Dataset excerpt

•••••

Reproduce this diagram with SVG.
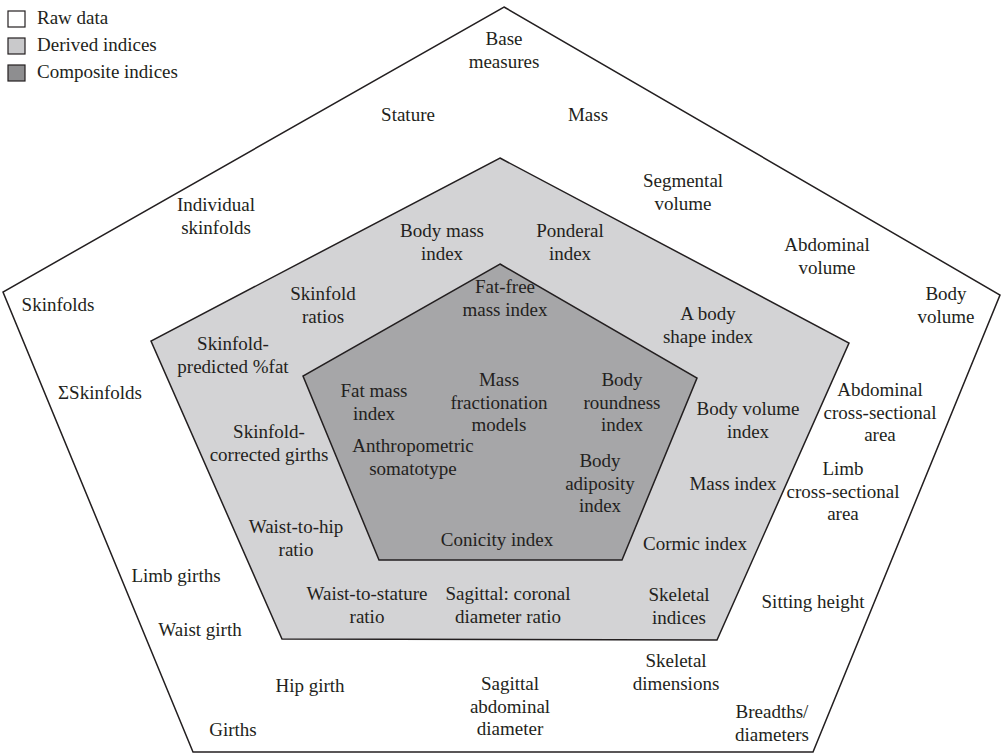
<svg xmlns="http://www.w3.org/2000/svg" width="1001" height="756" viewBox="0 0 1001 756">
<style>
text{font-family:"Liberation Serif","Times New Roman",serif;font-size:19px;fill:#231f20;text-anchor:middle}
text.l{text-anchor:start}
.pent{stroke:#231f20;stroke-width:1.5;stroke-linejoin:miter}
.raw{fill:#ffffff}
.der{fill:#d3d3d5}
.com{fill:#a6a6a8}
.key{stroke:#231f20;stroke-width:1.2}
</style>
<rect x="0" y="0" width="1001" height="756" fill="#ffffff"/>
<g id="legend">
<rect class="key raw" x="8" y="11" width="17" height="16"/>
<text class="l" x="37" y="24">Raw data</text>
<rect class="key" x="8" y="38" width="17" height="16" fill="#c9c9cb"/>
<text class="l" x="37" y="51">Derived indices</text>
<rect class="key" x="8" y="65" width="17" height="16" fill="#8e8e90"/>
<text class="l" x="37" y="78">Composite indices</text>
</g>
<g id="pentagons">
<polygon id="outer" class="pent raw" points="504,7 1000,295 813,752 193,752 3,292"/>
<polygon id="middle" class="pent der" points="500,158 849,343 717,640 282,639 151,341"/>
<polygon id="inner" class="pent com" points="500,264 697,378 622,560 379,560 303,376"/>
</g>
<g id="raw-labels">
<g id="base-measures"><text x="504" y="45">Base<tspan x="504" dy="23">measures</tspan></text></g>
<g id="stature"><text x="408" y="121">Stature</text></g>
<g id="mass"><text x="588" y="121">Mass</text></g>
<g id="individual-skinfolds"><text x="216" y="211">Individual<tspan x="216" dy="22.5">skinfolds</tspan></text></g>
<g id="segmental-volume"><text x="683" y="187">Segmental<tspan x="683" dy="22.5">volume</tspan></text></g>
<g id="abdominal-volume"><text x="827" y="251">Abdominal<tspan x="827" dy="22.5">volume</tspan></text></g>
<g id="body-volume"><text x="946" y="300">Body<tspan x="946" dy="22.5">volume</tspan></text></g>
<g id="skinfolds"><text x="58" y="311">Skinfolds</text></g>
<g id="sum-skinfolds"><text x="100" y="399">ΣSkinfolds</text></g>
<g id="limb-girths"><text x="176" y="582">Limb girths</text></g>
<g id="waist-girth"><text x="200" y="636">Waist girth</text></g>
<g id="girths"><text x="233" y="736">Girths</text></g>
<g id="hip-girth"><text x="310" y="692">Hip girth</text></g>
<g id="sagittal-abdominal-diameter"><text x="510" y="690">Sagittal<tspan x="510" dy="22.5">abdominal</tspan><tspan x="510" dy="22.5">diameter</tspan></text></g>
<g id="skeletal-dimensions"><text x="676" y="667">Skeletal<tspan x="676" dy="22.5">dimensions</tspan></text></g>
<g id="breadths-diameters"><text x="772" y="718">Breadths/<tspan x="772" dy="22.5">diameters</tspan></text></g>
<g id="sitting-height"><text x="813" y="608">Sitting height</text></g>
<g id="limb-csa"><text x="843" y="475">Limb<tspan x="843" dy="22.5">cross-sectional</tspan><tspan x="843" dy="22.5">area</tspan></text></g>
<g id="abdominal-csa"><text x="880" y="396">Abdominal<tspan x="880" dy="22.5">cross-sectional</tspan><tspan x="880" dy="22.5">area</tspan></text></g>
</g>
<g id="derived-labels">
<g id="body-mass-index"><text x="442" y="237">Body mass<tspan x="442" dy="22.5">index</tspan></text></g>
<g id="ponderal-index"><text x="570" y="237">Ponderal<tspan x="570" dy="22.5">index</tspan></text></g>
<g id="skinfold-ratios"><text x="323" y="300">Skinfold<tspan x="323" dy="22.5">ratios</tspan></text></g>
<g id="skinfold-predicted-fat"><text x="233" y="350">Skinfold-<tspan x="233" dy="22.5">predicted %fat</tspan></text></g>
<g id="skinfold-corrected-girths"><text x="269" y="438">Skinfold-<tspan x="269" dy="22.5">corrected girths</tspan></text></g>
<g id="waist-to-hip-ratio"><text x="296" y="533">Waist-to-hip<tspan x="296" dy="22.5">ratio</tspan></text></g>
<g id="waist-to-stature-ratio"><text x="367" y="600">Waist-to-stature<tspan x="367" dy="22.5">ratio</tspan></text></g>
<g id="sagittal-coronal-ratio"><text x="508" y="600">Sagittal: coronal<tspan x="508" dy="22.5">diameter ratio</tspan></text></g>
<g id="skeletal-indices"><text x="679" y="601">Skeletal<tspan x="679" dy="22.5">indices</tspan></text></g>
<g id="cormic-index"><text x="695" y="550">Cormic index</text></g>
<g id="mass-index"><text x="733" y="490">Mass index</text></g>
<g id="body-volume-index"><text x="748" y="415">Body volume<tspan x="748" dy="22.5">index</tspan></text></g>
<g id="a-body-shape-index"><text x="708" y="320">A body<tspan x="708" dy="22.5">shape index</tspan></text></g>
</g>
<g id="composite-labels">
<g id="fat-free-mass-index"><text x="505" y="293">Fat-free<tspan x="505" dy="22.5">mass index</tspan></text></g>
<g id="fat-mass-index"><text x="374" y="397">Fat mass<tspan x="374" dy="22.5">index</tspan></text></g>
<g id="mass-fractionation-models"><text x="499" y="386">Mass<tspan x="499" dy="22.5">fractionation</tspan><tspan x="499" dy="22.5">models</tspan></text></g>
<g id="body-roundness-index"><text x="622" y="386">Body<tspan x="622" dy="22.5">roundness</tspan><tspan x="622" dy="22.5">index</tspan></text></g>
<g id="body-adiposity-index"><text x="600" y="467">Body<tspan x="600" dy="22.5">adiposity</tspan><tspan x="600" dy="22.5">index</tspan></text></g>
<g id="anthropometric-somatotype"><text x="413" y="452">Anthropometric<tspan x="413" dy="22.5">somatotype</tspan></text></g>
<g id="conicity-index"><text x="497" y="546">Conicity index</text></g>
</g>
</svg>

•••••

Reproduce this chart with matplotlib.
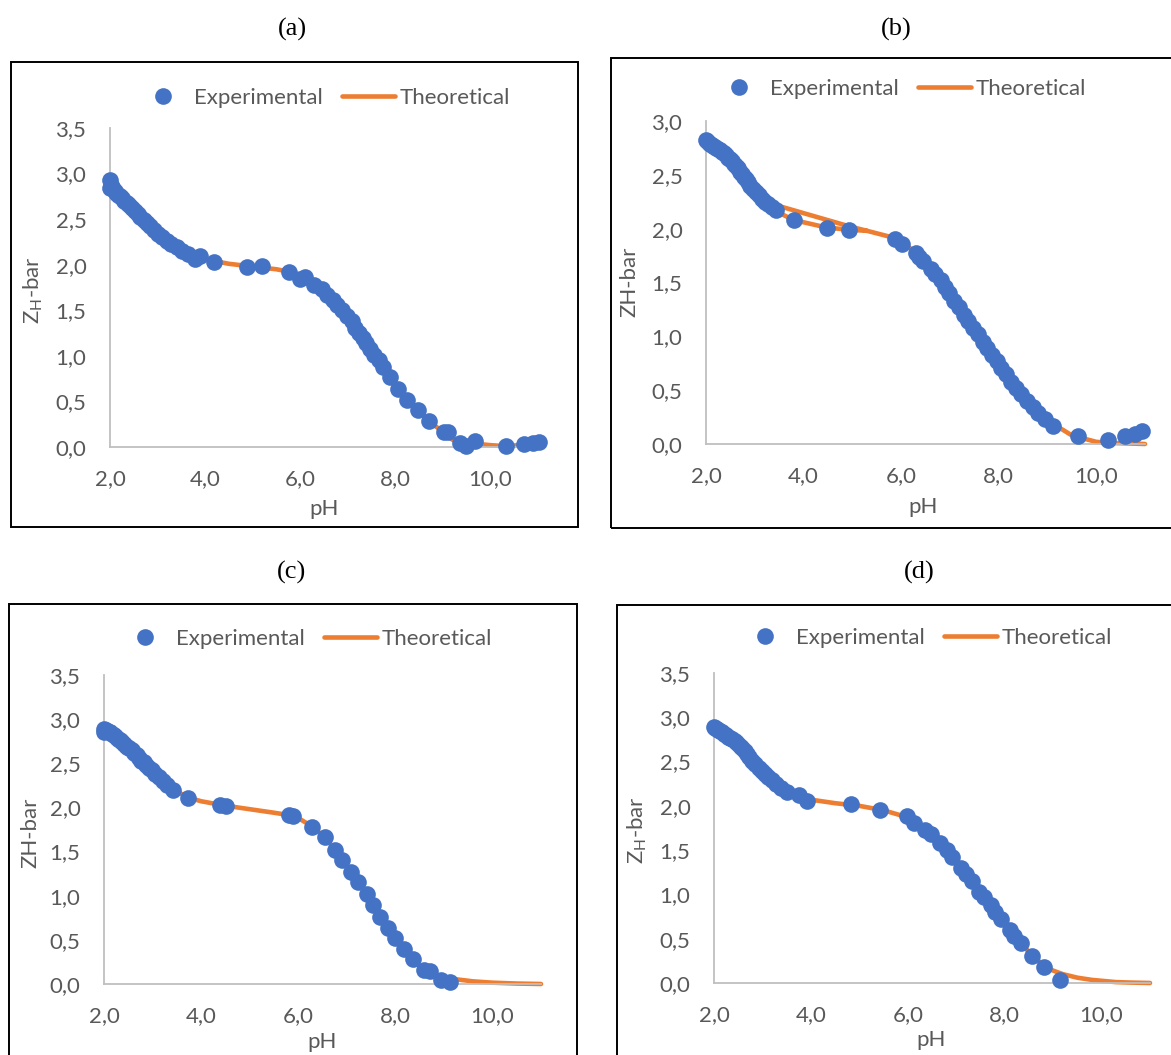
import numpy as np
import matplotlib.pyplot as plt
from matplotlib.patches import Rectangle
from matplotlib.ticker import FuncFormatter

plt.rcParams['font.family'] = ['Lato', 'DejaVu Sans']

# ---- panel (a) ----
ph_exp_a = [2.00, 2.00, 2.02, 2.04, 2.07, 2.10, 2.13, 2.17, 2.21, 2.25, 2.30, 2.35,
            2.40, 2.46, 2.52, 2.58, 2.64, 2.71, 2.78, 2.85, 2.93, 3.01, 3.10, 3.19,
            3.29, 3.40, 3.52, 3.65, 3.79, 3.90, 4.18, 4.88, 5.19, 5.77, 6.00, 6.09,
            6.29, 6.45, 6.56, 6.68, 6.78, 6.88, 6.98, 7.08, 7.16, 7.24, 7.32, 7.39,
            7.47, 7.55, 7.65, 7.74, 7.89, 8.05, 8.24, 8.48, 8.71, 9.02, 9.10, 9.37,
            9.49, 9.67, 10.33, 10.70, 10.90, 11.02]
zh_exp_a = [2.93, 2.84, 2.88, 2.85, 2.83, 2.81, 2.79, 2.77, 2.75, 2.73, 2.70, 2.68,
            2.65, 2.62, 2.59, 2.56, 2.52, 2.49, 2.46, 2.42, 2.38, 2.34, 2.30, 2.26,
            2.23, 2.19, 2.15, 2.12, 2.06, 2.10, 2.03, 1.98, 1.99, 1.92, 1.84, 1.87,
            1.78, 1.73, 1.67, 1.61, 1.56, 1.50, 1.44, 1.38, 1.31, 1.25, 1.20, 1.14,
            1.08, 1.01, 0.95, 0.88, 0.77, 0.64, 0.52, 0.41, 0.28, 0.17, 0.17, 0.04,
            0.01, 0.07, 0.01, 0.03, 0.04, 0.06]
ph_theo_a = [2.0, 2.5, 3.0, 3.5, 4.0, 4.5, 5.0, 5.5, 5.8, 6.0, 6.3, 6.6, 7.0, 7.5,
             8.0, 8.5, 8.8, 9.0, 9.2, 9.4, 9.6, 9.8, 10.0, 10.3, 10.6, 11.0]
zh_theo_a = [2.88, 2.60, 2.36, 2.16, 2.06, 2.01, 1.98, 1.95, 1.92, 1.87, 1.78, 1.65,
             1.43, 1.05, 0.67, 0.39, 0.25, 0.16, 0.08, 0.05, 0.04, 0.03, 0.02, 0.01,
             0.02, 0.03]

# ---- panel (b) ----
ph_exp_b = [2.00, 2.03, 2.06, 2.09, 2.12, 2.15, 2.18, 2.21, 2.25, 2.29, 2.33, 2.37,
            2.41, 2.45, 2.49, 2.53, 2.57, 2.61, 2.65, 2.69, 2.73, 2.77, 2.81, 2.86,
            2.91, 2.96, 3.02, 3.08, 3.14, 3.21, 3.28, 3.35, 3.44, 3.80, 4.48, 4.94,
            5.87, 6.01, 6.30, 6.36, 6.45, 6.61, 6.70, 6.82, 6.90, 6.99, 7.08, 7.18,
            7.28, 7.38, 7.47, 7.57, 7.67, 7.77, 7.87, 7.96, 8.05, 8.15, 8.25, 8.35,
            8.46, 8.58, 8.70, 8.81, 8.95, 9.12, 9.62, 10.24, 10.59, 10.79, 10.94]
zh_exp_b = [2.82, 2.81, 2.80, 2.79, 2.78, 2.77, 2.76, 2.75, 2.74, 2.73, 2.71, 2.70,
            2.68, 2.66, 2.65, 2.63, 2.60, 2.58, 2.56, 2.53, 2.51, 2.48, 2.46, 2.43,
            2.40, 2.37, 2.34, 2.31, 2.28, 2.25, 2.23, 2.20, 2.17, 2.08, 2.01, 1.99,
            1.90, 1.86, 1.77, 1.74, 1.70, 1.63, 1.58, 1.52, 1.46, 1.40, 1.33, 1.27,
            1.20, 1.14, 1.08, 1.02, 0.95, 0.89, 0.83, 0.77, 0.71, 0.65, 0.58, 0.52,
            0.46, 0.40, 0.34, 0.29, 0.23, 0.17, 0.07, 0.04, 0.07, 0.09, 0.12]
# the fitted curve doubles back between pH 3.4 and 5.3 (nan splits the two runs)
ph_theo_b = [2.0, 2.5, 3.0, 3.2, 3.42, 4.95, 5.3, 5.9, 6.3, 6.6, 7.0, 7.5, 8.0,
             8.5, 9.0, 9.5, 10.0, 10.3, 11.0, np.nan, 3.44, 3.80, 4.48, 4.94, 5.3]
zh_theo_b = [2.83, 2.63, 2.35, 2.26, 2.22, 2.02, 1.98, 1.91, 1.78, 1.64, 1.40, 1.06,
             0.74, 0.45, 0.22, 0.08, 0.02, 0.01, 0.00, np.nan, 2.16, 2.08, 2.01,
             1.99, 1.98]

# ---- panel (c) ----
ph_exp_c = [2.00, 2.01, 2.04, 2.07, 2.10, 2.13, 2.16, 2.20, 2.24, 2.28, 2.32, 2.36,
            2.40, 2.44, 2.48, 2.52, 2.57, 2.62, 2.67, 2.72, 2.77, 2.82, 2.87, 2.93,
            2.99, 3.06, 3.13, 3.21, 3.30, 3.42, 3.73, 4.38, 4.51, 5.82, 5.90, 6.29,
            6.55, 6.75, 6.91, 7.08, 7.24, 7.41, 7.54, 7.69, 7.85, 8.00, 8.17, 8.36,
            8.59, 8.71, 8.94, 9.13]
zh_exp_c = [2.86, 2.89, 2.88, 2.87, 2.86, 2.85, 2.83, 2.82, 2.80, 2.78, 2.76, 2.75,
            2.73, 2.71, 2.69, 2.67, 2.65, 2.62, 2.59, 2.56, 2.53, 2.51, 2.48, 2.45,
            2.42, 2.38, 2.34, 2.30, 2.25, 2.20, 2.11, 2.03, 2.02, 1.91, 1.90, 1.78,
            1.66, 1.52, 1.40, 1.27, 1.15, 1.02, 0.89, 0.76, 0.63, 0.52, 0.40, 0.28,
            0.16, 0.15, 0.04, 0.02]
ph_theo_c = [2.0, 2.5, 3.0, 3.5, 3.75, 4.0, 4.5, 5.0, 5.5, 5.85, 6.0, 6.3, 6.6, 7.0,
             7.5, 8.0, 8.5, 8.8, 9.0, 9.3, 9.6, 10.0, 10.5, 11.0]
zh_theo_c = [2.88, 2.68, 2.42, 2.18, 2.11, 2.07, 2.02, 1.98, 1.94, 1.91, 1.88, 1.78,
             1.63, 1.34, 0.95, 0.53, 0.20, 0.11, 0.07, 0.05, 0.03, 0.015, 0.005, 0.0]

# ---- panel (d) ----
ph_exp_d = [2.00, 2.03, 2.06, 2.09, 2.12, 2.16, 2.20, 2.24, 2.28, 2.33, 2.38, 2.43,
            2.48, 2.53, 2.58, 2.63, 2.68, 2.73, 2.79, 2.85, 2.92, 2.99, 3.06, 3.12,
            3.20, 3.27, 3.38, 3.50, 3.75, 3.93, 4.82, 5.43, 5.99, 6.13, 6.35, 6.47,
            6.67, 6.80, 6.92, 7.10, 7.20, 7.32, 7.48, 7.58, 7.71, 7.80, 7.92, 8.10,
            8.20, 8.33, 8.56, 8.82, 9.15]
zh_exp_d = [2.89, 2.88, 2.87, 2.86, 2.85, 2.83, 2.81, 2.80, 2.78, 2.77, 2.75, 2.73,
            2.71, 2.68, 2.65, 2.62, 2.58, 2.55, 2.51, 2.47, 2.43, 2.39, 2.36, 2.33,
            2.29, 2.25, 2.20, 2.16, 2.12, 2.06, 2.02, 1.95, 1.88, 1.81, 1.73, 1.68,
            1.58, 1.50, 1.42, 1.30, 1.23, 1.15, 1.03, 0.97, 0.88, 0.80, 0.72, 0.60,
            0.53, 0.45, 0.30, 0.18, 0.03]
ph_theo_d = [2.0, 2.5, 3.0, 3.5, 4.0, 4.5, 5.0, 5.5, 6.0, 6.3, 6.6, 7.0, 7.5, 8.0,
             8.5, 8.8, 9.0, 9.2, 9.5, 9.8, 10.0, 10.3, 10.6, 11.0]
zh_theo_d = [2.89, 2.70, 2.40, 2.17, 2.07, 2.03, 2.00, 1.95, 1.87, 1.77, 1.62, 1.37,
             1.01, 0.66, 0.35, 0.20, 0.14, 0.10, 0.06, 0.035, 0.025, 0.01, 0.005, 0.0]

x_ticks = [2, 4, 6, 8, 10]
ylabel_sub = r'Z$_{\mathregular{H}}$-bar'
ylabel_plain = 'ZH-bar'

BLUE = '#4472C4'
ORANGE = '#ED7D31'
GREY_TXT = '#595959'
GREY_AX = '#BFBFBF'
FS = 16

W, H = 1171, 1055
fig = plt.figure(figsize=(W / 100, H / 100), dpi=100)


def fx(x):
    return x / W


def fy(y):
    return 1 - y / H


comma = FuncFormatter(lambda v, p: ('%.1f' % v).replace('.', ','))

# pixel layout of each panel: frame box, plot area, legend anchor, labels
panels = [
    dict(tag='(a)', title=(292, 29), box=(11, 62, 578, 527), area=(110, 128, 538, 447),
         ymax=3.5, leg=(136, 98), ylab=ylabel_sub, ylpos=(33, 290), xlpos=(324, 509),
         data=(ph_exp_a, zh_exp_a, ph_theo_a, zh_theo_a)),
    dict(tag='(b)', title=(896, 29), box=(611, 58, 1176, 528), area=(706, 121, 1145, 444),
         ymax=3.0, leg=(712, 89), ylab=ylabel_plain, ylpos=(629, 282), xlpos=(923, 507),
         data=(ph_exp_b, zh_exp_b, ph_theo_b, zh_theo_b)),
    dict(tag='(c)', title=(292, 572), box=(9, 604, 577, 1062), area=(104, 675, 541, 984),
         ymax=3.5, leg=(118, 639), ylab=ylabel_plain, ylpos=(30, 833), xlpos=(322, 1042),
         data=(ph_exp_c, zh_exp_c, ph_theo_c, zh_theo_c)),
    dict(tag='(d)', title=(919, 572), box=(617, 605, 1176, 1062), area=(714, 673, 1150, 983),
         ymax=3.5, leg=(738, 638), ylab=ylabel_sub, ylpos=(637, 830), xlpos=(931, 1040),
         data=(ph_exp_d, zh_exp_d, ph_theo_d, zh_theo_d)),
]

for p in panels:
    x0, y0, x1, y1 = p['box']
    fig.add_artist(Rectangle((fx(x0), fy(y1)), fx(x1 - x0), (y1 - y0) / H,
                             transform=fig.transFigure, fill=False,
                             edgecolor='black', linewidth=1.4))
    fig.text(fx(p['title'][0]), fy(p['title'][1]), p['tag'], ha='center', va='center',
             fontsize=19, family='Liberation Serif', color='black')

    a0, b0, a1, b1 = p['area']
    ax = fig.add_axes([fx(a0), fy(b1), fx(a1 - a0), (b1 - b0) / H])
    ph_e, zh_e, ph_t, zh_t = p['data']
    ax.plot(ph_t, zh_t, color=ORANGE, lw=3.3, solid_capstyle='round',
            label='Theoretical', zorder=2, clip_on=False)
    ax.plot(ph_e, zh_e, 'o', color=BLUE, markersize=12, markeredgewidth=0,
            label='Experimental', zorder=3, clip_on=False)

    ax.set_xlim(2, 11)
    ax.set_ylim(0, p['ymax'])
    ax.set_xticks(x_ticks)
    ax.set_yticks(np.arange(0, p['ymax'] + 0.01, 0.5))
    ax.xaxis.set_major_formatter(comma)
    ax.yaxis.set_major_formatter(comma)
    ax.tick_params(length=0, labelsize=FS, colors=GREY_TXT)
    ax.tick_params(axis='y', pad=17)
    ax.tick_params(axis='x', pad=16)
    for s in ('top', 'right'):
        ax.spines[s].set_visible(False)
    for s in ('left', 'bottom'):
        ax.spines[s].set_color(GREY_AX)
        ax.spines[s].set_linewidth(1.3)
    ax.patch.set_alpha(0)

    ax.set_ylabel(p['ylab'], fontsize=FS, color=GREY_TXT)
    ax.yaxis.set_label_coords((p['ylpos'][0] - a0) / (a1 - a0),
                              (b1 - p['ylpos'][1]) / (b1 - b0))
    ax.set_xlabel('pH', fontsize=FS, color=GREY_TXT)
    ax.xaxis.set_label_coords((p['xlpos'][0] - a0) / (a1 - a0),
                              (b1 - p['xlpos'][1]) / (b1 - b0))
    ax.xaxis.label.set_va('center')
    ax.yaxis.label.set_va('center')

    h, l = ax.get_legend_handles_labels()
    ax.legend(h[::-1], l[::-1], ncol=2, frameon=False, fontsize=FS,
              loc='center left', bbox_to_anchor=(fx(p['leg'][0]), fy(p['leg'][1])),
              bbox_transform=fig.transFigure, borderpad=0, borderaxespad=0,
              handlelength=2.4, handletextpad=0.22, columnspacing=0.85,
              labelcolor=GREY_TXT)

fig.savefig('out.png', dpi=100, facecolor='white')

•••••

Your job is to reproduce the lines from the one with "Reproduce this chart with matplotlib." through the one with "plt.rcParams['font.family'] = ['Lato', 'DejaVu", both kept, exactly as they are. Leave out the pictures.

> _EXERCISE RESULT_
Reproduce this chart with matplotlib.
import numpy as np
import matplotlib.pyplot as plt
from matplotlib.patches import Rectangle
from matplotlib.ticker import FuncFormatter

plt.rcParams['font.family'] = ['Lato', 'DejaVu Sans']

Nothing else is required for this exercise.